Step 3: Startup-focused pro tactics we tested

These are the things our cross-cultural team leaned on when scaling a startup’s social cadence.

  • Batch, then refine: schedule a week’s worth of posts in one sitting, using Cue’s timing suggestions for each platform. Then monitor analytics mid-week to tweak.
  • A/B timing tests: create two identical posts and let Cue recommend two different optimal times. Compare 48–72 hour engagement to learn audience windows.
  • Tag campaigns and UTM templates: add campaign tags to all posts for clearer analytics in your martech stack.
  • Use calendar integration to reserve “launch windows” — prevent any other posts from crowding a product announcement.

Common mistakes we see (and how to avoid them)

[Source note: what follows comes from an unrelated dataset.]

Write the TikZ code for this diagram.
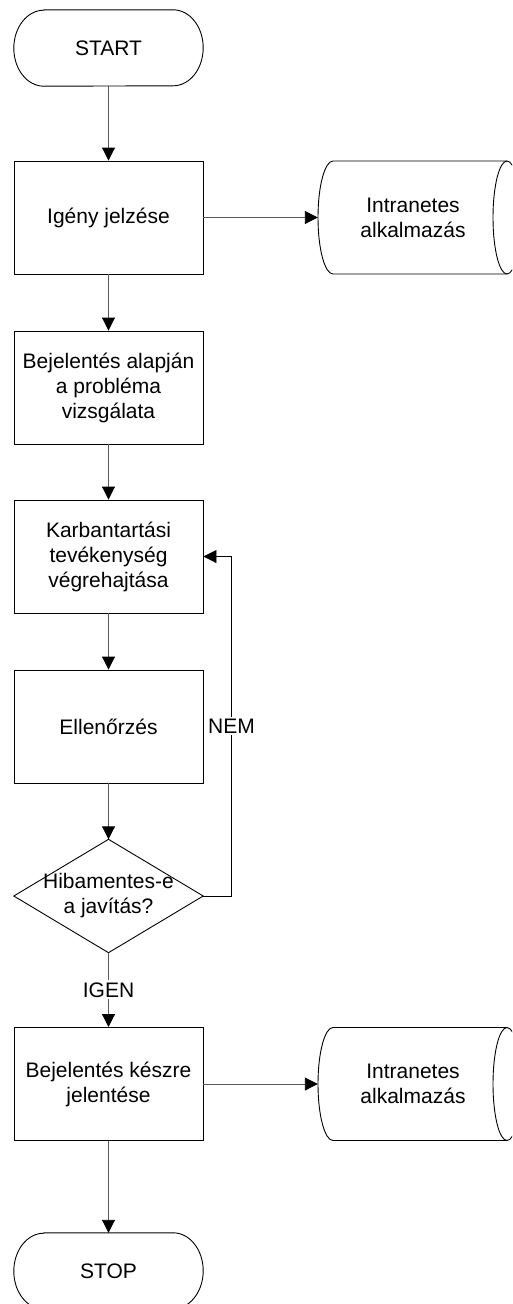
\documentclass[tikz,border=0pt]{standalone}
\usepackage{fontspec}
\setmainfont{Liberation Sans}
\usetikzlibrary{arrows.meta}
\begin{document}
\begin{tikzpicture}[x=1pt,y=-1pt,
  every node/.style={font=\fontsize{21}{25}\selectfont, align=center, inner sep=0pt},
  procbox/.style={draw=black, line width=0.9pt, minimum width=189pt, minimum height=113pt},
  shapebox/.style={draw=none, minimum width=189pt, minimum height=113pt},
  termbox/.style={draw=none, minimum width=189pt, minimum height=76pt},
  outline/.style={draw=black, line width=0.9pt},
  flow/.style={draw={rgb,255:red,90;green,90;blue,90}, line width=0.9pt,
    -{Triangle[length=13pt,width=13pt,fill=black,color=black]}},
  loopline/.style={draw=black, line width=0.9pt,
    -{Triangle[length=13pt,width=13pt,fill=black,color=black]}},
  tag/.style={fill=white, inner sep=2pt}
]
\useasboundingbox (0,0) rectangle (512,1304);
\clip (0,0) rectangle (512,1304);

% terminals
\node[termbox] (start) at (108.5,48) {START};
\draw[outline] ([xshift=30pt]start.north west) -- ([xshift=-30pt]start.north east)
  arc[start angle=90, end angle=-90, x radius=30pt, y radius=38pt]
  -- ([xshift=30pt]start.south west)
  arc[start angle=270, end angle=90, x radius=30pt, y radius=38pt] -- cycle;

\node[termbox] (stop) at (108.5,1271) {STOP};
\draw[outline] ([xshift=30pt]stop.north west) -- ([xshift=-30pt]stop.north east)
  arc[start angle=90, end angle=-90, x radius=30pt, y radius=38pt]
  -- ([xshift=30pt]stop.south west)
  arc[start angle=270, end angle=90, x radius=30pt, y radius=38pt] -- cycle;

% process steps
\node[procbox] (req) at (108.5,217.5) {Igény jelzése};
\node[procbox] (exam) at (108.5,387.5) {Bejelentés alapján\\a probléma\\vizsgálata};
\node[procbox] (maint) at (108.5,556.5) {Karbantartási\\tevékenység\\végrehajtása};
\node[procbox] (check) at (108.5,726.5) {Ellenőrzés};
\node[procbox] (done) at (108.5,1084) {Bejelentés készre\\jelentése};

% decision
\node[shapebox] (dec) at (108.5,896) {Hibamentes-e\\a javítás?};
\draw[outline] (dec.north) -- (dec.east) -- (dec.south) -- (dec.west) -- cycle;

% stored data (intranet application)
\node[shapebox, minimum width=190pt] (db1) at (413,217.5) {Intranetes\\alkalmazás};
\draw[outline] (333,161) -- (507,161)
  arc[start angle=90, end angle=-90, x radius=14pt, y radius=56.5pt]
  -- (333,274)
  arc[start angle=270, end angle=90, x radius=15pt, y radius=56.5pt] -- cycle;
\draw[outline] (507,161) arc[start angle=90, end angle=270, x radius=14pt, y radius=56.5pt];

\node[shapebox, minimum width=190pt] (db2) at (413,1084) {Intranetes\\alkalmazás};
\draw[outline] (333,1027.5) -- (507,1027.5)
  arc[start angle=90, end angle=-90, x radius=14pt, y radius=56.5pt]
  -- (333,1140.5)
  arc[start angle=270, end angle=90, x radius=15pt, y radius=56.5pt] -- cycle;
\draw[outline] (507,1027.5) arc[start angle=90, end angle=270, x radius=14pt, y radius=56.5pt];

% connectors
\draw[flow] (start.south) -- (req.north);
\draw[flow] (req.east) -- (db1.west);
\draw[flow] (req.south) -- (exam.north);
\draw[flow] (exam.south) -- (maint.north);
\draw[flow] (maint.south) -- (check.north);
\draw[flow] (check.south) -- (dec.north);
\draw[flow] (dec.south) -- node[tag] {IGEN} (done.north);
\draw[flow] (done.east) -- (db2.west);
\draw[flow] (done.south) -- (stop.north);
\coordinate (loopbot) at (231.5,896);
\coordinate (looptop) at (231.5,556.5);
\draw[loopline] (dec.east) -- (loopbot) -- node[tag, pos=0.5] {NEM} (looptop) -- (maint.east);
\end{tikzpicture}
\end{document}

  • Relying on AI without segmentation — Cue suggests times based on data; ensure you segment by audience or platform content type (product vs. thought leadership).
  • Forgetting time zones — double-check teammate and audience time zones before publishing international posts.
  • Ignoring analytics cadence — don't wait months. Review weekly for early signals and iterate.
  • Overposting across channels simultaneously — stagger with Cue’s suggested slots to avoid cannibalizing engagement.

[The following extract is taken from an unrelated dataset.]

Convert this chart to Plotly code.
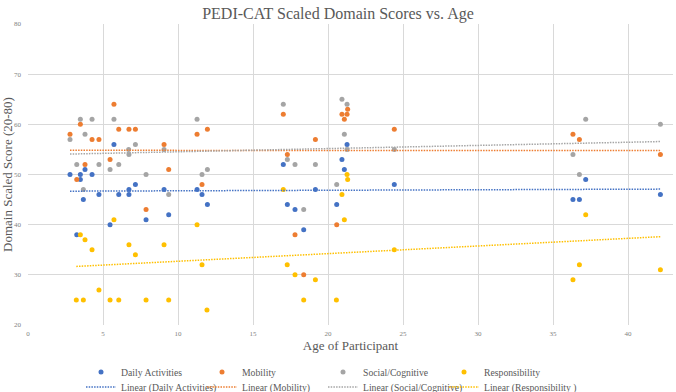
import numpy as np
import plotly.graph_objects as go

# ---- data ----
daily_x = [2.8, 3.25, 3.49, 3.49, 3.69, 3.8, 4.27, 4.73, 5.47, 5.73, 6.05, 6.73, 6.73, 7.16, 7.87, 9.07, 9.38,
           11.27, 11.6, 11.96, 17.02, 17.29, 17.8, 18.38, 19.16, 20.58, 20.93, 21.09, 21.27, 24.42, 36.33, 36.76,
           37.18, 42.16]
daily_y = [50, 38, 50, 49, 45, 51, 50, 46, 40, 56, 46, 47, 46, 48, 41, 47, 42,
           47, 46, 44, 52, 44, 43, 39, 47, 44, 53, 51, 56, 48, 45, 45,
           49, 46]

mob_x = [2.8, 3.25, 3.49, 3.8, 4.27, 4.73, 5.47, 5.73, 6.05, 6.73, 7.16, 7.87, 9.07, 9.38,
         11.27, 11.6, 11.96, 17.02, 17.29, 17.8, 18.38, 19.16, 20.58, 20.93, 21.09, 21.27, 21.31,
         24.42, 36.33, 36.76, 42.16]
mob_y = [58, 49, 60, 52, 57, 57, 53, 64, 59, 59, 59, 43, 56, 51,
         58, 48, 59, 62, 54, 38, 30, 57, 40, 62, 61, 62, 63,
         59, 58, 57, 54]

soc_x = [2.8, 3.25, 3.49, 3.69, 3.8, 4.27, 4.73, 5.47, 5.73, 6.05, 6.71, 6.73, 7.16, 7.87, 9.07, 9.38,
         11.27, 11.6, 11.96, 17.02, 17.29, 17.8, 18.38, 19.16, 20.58, 20.93, 21.09, 21.27, 21.27,
         24.42, 36.33, 36.76, 37.18, 42.16]
soc_y = [57, 52, 61, 47, 58, 61, 52, 51, 61, 52, 55, 54, 56, 50, 55, 46,
         61, 50, 51, 64, 53, 52, 43, 52, 48, 65, 58, 64, 55,
         55, 54, 50, 61, 60]

resp_x = [3.22, 3.49, 3.69, 3.8, 4.27, 4.73, 5.47, 5.73, 6.05, 6.73, 7.16, 7.87, 9.07, 9.38,
          11.27, 11.6, 11.93, 17.02, 17.28, 17.8, 18.38, 19.16, 20.56, 20.93, 21.09, 21.27, 21.31,
          24.42, 36.33, 36.76, 37.18, 42.16]
resp_y = [25, 38, 25, 37, 35, 27, 25, 41, 25, 36, 34, 25, 36, 25,
          40, 32, 23, 47, 32, 30, 25, 29, 25, 46, 41, 50, 49,
          35, 29, 32, 42, 31]

series = [
    ("Daily Activities", daily_x, daily_y, "#4472C4", "Linear (Daily Activities)"),
    ("Mobility", mob_x, mob_y, "#ED7D31", "Linear (Mobility)"),
    ("Social/Cognitive", soc_x, soc_y, "#A5A5A5", "Linear (Social/Cognitive)"),
    ("Responsibility", resp_x, resp_y, "#FFC000", "Linear (Responsibility )"),
]

x_ticks = [0, 5, 10, 15, 20, 25, 30, 35, 40]
y_ticks = [20, 30, 40, 50, 60, 70, 80]

FONT = "Liberation Serif, Times New Roman, serif"
TXT = "#595959"

fig = go.Figure()
for name, xs, ys, col, _ in series:
    fig.add_trace(go.Scatter(x=xs, y=ys, mode="markers", name=name,
                             marker=dict(color=col, size=5, line=dict(width=0)),
                             legend="legend"))
for name, xs, ys, col, lname in series:
    xa = np.array(xs, float)
    ya = np.array(ys, float)
    m, b = np.polyfit(xa, ya, 1)
    lx = np.array([xa.min(), xa.max()])
    fig.add_trace(go.Scatter(x=lx, y=m * lx + b, mode="lines", name=lname,
                             line=dict(color=col, width=1.5, dash="1.5px,1.2px"),
                             legend="legend2"))
# invisible spacer entries so the last legend labels are not clipped
for lg in ("legend", "legend2"):
    fig.add_trace(go.Scatter(x=[None], y=[None], mode="lines", name=" ",
                             line=dict(color="rgba(0,0,0,0)", width=0),
                             legend=lg, hoverinfo="skip"))

axis_common = dict(showgrid=True, gridcolor="#d9d9d9", gridwidth=1, zeroline=False,
                   showline=False, ticks="", tickfont=dict(family=FONT, size=7, color="#7f7f7f"))

leg_common = dict(orientation="h", x=(81 - 28) / 645, xanchor="left", yanchor="middle",
                  entrywidth=76, entrywidthmode="pixels",
                  font=dict(family=FONT, size=9.7, color=TXT),
                  bgcolor="rgba(0,0,0,0)", itemclick=False)

fig.update_layout(
    width=676, height=392,
    margin=dict(l=28, r=3, t=24, b=67, autoexpand=False),
    paper_bgcolor="white", plot_bgcolor="white",
    font=dict(family=FONT, color=TXT),
    title=dict(text="PEDI-CAT Scaled Domain Scores vs. Age", x=0.5, xanchor="center",
               y=1 - 13 / 392, yanchor="middle", font=dict(family=FONT, size=16, color=TXT)),
    xaxis=dict(range=[0, 43], tickvals=x_ticks, ticklabelstandoff=3,
               title=dict(text="Age of Participant", font=dict(family=FONT, size=13, color=TXT), standoff=1),
               **axis_common),
    yaxis=dict(range=[20, 80], tickvals=y_ticks, ticklabelstandoff=6,
               title=dict(text="Domain Scaled Score (20-80)", font=dict(family=FONT, size=13, color=TXT), standoff=0),
               **axis_common),
    legend=dict(y=(325 - 372) / 301, **leg_common),
    legend2=dict(y=(325 - 387) / 301, **leg_common),
    showlegend=True,
)

fig.write_html("out.html")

How Cue stacks up in the automation ecosystem

While Origami Agents excels at building flexible AI agents for sales automation and complex logic (loops, conditional flows), Cue is better suited for teams whose primary pain point is post timing and cross-platform scheduling — not building custom automation agents. Sked Social is Instagram-first and strong on Meta/TikTok-specific optimizations; while Sked’s platform focus helps creators on those networks, Cue is better when you need a unified timing strategy across many channels at an affordable entry price ($19/mo). Finally, Creatio is a low-code automation powerhouse for enterprise CRM and workflow automation — powerful but overkill for a startup whose immediate goal is maximizing post visibility. Cue wins for lean teams that prioritize smarter timing and straightforward analytics.

Final take: should your startup add Cue to the stack?

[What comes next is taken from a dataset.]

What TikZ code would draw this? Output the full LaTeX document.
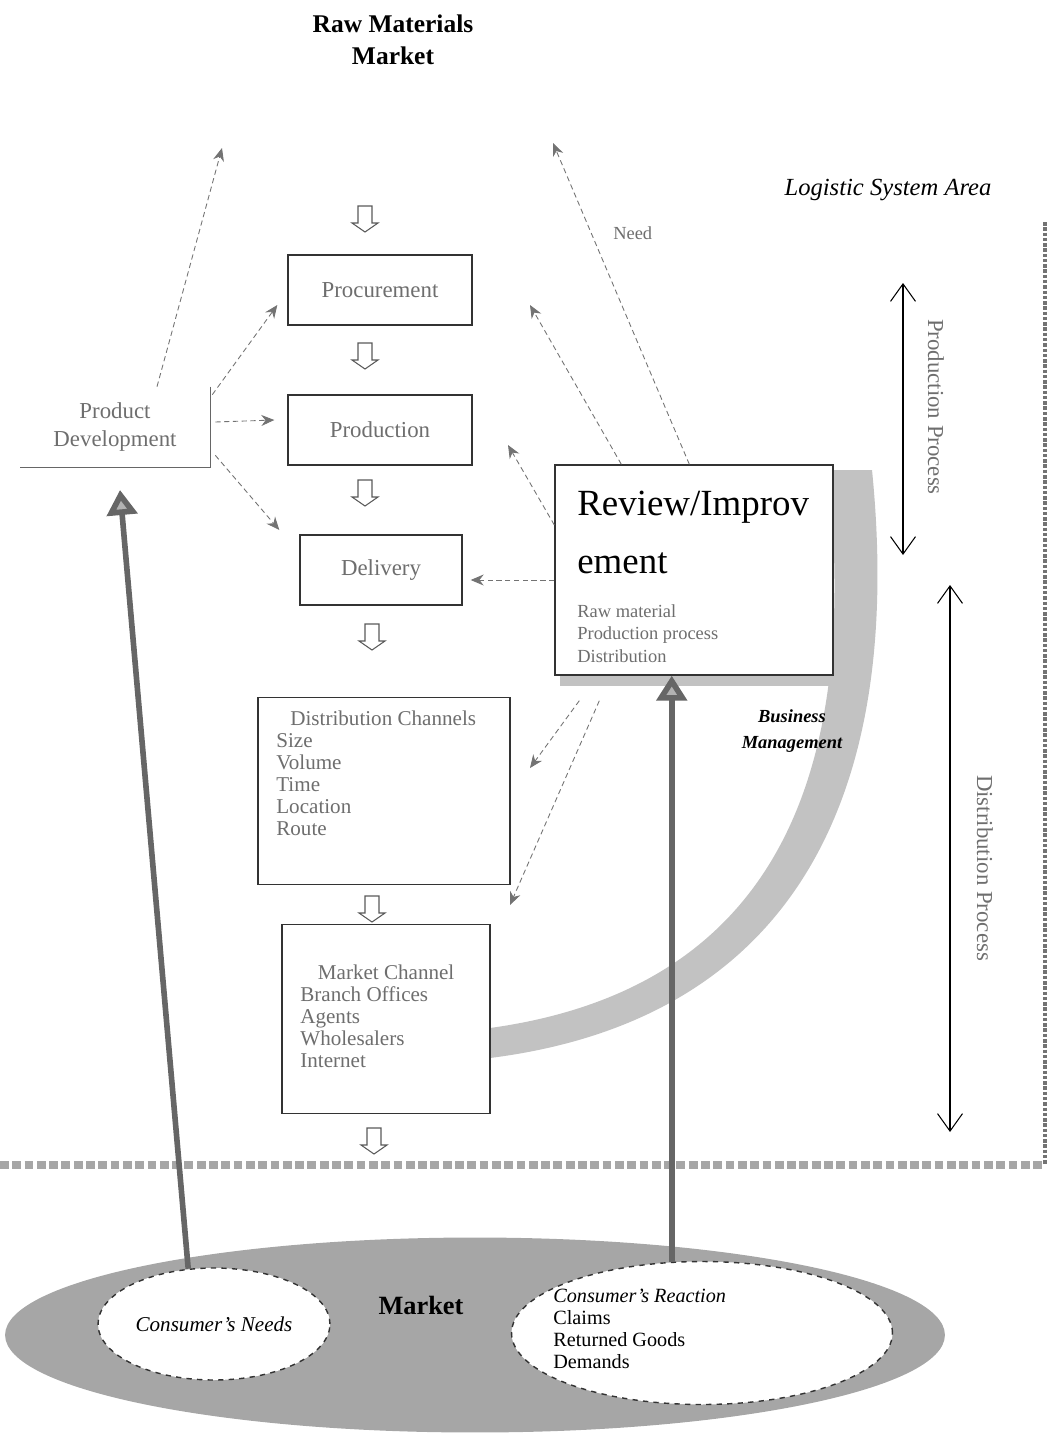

We recommend Cue if your team wants to stop guessing when to post and start relying on data-driven timing across platforms. It’s affordable to test, fast to set up, and focused on the single metric that boosts reach: when. If you need deep sales automation or low-code CRM workflows, pair Cue with tools like Origami Agents or Creatio. For creators heavily centered on Instagram/TikTok, evaluate Sked Social side-by-side. Our team values tools that let small teams move quickly — Cue fits that brief: set it up, run a timing A/B, and let your audience tell you when to show up. Build your stack. Stand out.